Personal rejections that include editorial feedback are a valuable part of selling your work, and they can tell you a lot about your story and the publisher. Such feedback can be an important element of revision or it can improve your submission targeting, but should you always listen to feedback? Good question. Let’s look at three feedback scenarios from rejections I’ve received and see if we can answer that question. (As usual, I have removed bits from the rejections that could identify the story or market in question.)
If ALL the feedback you’re receiving on a story highlights the same issue, well, it’s likely not just editorial preference that’s holding the story back. Case in point:
Unfortunately, the narrative developed slowly for me and the story didn’t quite grab me.
This is just a snippet from the third or fourth rejection on a story. Two other editors mentioned something similar about the pacing. Well, that sent up red flags, as it should. So I took a good, hard look at the first act, and, yeah, it was a little long and the reader had to slog through too much setup to get to the good stuff. I trimmed it down, and the story sold a few submissions later. There are definitely times when you need to take heed of editorial feedback, especially when it’s a structural note like this AND you’re seeing it multiple times.
Sometimes an editor won’t call out something wrong with the piece but will explain why it’s still not a good fit for them. Here’s an example.
I found this story well crafted, but a little too pessimistic for my tastes.
This is helpful feedback. Based on this, I won’t revise the story–I want a dark, pessimistic ending–but I’ll steer clear of sending this publisher overly pessimistic tales in the future. In fact, I sent them something more upbeat in my next submission, and even though that story was rejected too, the rejection included this statement: Still, there was a lot to like here, and the story was very close to an acceptance. So I might be on the right track. This kind of feedback is fantastic for submission targeting, one of the more difficult parts of finding a home for your work.
Sometimes the feedback you receive on a story is simply an indicator of the editor’s personal tastes and preferences and not necessarily a problem that needs fixing. Generally, this feedback will be focused on specific elements and might look something like this:
However, the long digressions into [central subject of the story], while interesting and well written, really slowed the pace for me.
Now this looks similar to the feedback in the first example, but there’s are a couple of differences. One, this is the only feedback I received about this issue (the story had been rejected before). Two, the scenes the editor described were integral to the story I wanted to tell. Of course, I went back and looked to see if I could address the issue. Ultimately, I decided I couldn’t and have the story accomplish what I wanted it to accomplish. That doesn’t mean the editor was wrong, it means my story wasn’t the right fit for the market.

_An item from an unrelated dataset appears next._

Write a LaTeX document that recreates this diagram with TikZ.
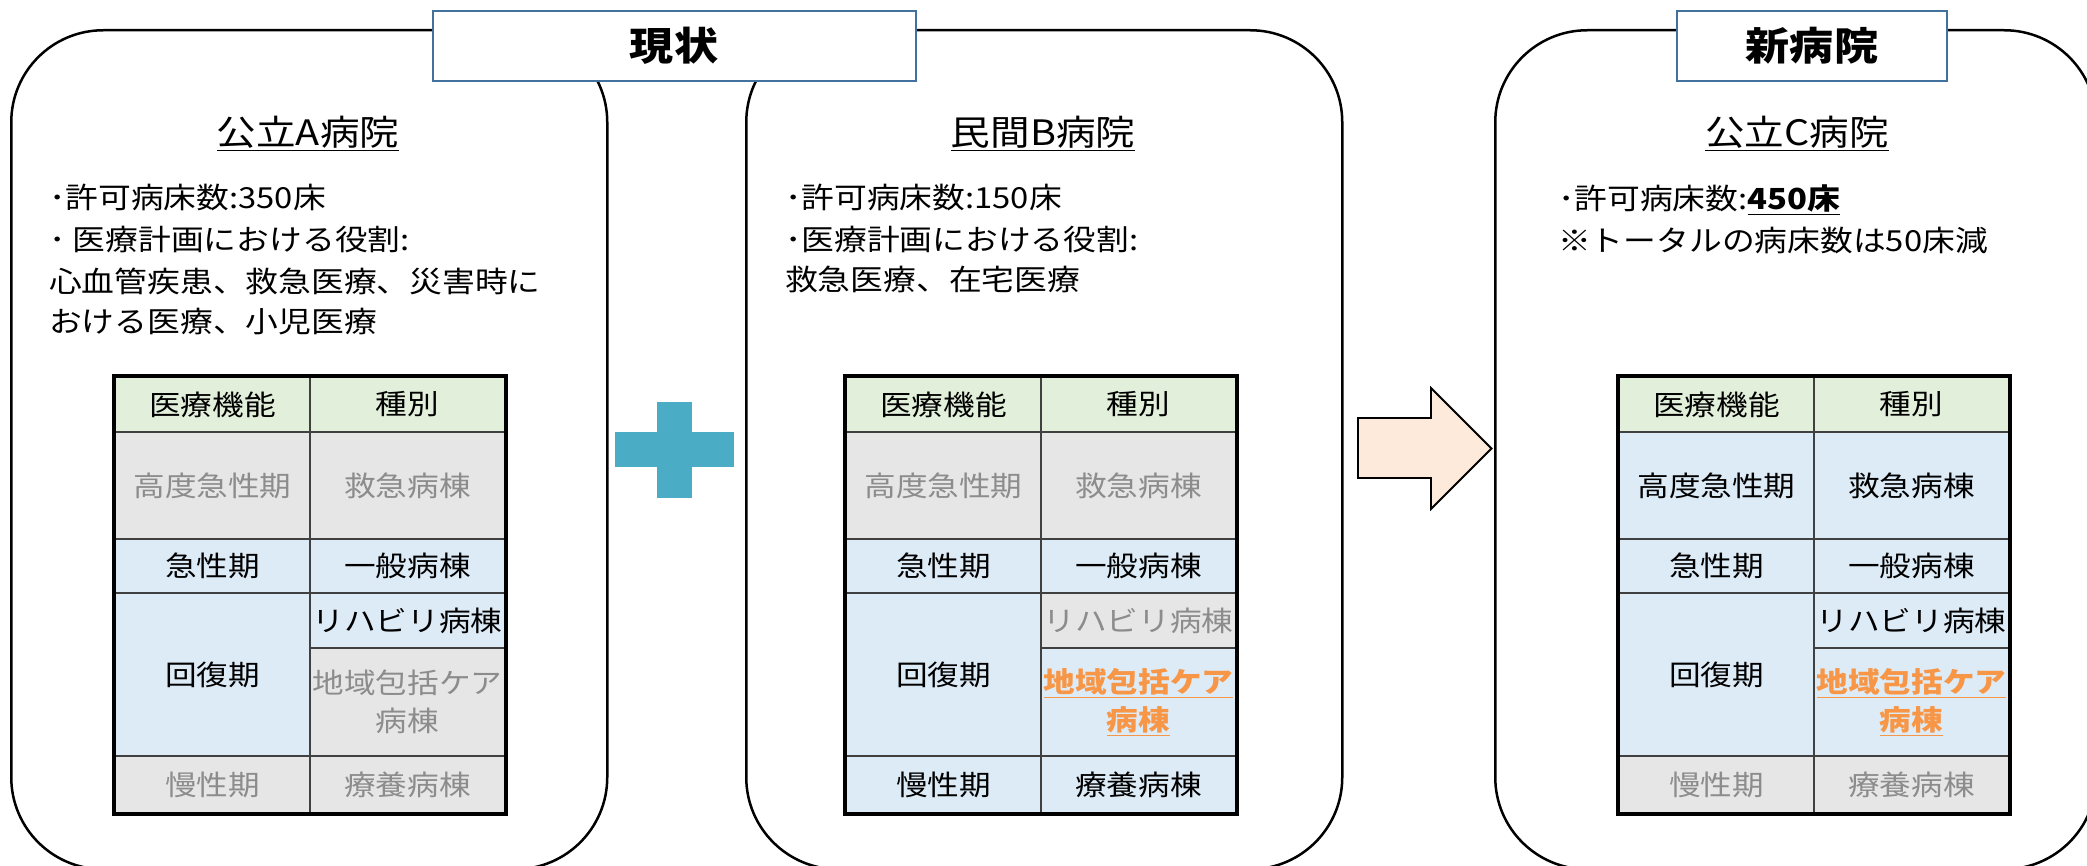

I did not revise this story, and I sold it soon after. Again, the feedback I received is not wrong for that market, but it does highlight the subjective nature of feedback in general. The tricky part about being a writer, especially one that occasionally sells work, is to know when to listen to feedback and when to stick to your guns. The question you have to answer is am I rejecting this feedback because it truly clashes with my goals or vision for the story or because it’s difficult to hear/implement? It’s tough to tell sometimes, but the more you do this, the better you get at discerning the difference.
To sum up, the answer to the question I posed in the opening is no, you shouldn’t always listen to feedback, but you should carefully consider it. If the feedback resonates with you, revise away. If, however, the feedback doesn’t fit the vision you have for a piece, leave the story alone, and fire it back out there. There next editor to see it might love it just as it is.